Springtime Over-Managing

MIAMI GARDENS, FL: Catcher John Buck #14 signals for an intentional walk against Pablo Sandoval #48 of the San Francisco Giants at Sun Life Stadium in Miami Gardens, Florida. (Photo by Marc Serota/Getty Images)

Every spring training, there are managers who call for intentional walks. That's a little weird, right? I feel like that's a little weird.

Thursday afternoon, the New York Yankees were playing a baseball game against the Washington Nationals. There were a lot of people paying attention - the Yankees were starting Michael Pineda, and the Nationals were starting Bryce Harper. In the bottom of the fifth inning, Clay Rapada stood on the mound for New York after Pineda came out. With two outs and runners on second and third, the lefty Rapada intentionally walked the righty Ryan Zimmerman to face the lefty Chad Tracy with the bases loaded. Tracy grounded out, and the inning was over.

Perfectly sensible, right? Rapada's a lefty specialist, and that's what you do with lefty specialists. Also, Zimmerman is good while Tracy is less good. Easy call for Joe Girardi. Except there's the thing where this was a spring-training game. The Yankees and Nationals weren't playing for keeps. They were playing for the sake of playing, really, and people on both sides would tell you they didn't care about the final score. Which makes an obvious intentional walk a less obvious intentional walk.

Rapada's was not the first intentional walk of the spring. On March 10, Miguel de los Santos intentionally walked Hector Gimenez. On March 12, Josh Edgin intentionally walked Avisail Garcia.
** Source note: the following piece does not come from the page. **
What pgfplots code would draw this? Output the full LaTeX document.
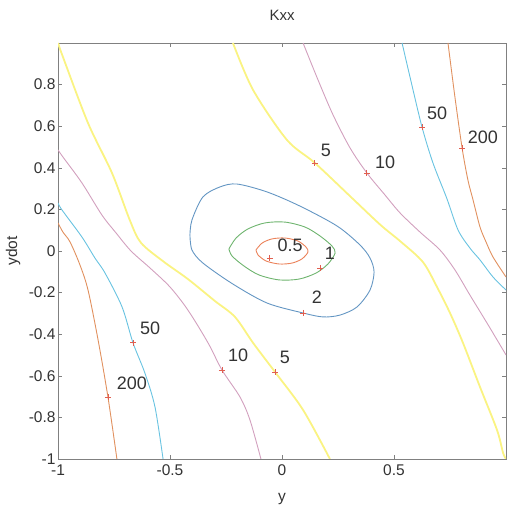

On March 13, Hector Ambriz intentionally walked Engel Beltre, and Mike Adams intentionally walked Chad Huffman. Both of those happened in the same game, four innings apart. Adams was initially pitching to Huffman, but after a ball and a stolen base, the catcher stood up.

That's five intentional walks around baseball so far this month. They've all come within the last week. Three teams have issued one apiece, while the Texas Rangers have issued a pair.

MLB.com provides spring-training data going back to 2006. Here's the overall spring training intentional walk total for each year:

2006: 23
2007: 19
2008: 8
2009: 15
2010: 14
2011: 9
2012: 5 (so far)

If you squint, maybe there's a trend down. But these intentional walks in March clearly haven't yet been eliminated. This won't surprise you, but the team with the most spring intentional walks in 2011 was Tony La Russa's St. Louis Cardinals. The team with the most spring intentional walks in 2010 was Tony La Russa's St. Louis Cardinals. The 2007 Philadelphia Phillies issued five spring intentional walks under Charlie Manuel, which is the highest total within the sample window. That's a lot of pointless intentional walks.

Emphasis on "pointless". These are pointless baseball games. I mean, they're good for player development, I think, but the outcomes are pointless. So why are there intentional walks? I understand certain strategic maneuvers. A player can work on his bunting, or on his hit-and-running. Intentionally walk a guy and you're skipping an at bat. You're basically just shifting.

In truth, I think I kind of understand. Managers want spring-training games to mirror real games, with real situations. You can intentionally walk a guy to set up a double play situation, and then you can practice the double play situation. Or you can have a lefty intentionally walk a righty to face a lefty because you're most interested in how that pitcher does against lefties. But on the other hand, why not see how that pitcher can do against righties? Why not let guys try to work out of trouble when the stakes are the lowest? Maybe you'd argue there's not much to learn from seeing Clay Rapada pitch to Ryan Zimmerman. I'd argue there's not much to learn from watching Clay Rapada pitch to Chad Tracy. We have a pretty good idea that Clay Rapada can retire Chad Tracy most of the time.

None of this matters so I don't exactly know why I've written so many words, but I guess this is a break from talking about Alcides Escobar's contract or Michael Pineda's possibly meaningfully reduced velocity. There are spring training intentional walks, and that feels weird to me. An intentional walk implies to me that a manager's really trying to win. It's March. Who cares? Let the games proceed without them and see what happens. Maybe you'll learn something. And hold on a second, why did Mike Adams intentionally walk anyone? He's Mike Adams! He's not even a specialist!

Maybe spring training is spring training for managers, just as it's spring training for players. Maybe they need to practice their signals and strategies. But I know that, when I'm looking at a spring training box score and I see an intentional walk, I think to myself, "why?" Ultimately it's entirely inconsequential either way, but there's a reason why the majority of teams don't issue an intentional walk all spring. It's not that they're not getting into intentional walk situations. It's that, this time of year, intentional walk situations probably shouldn't exist.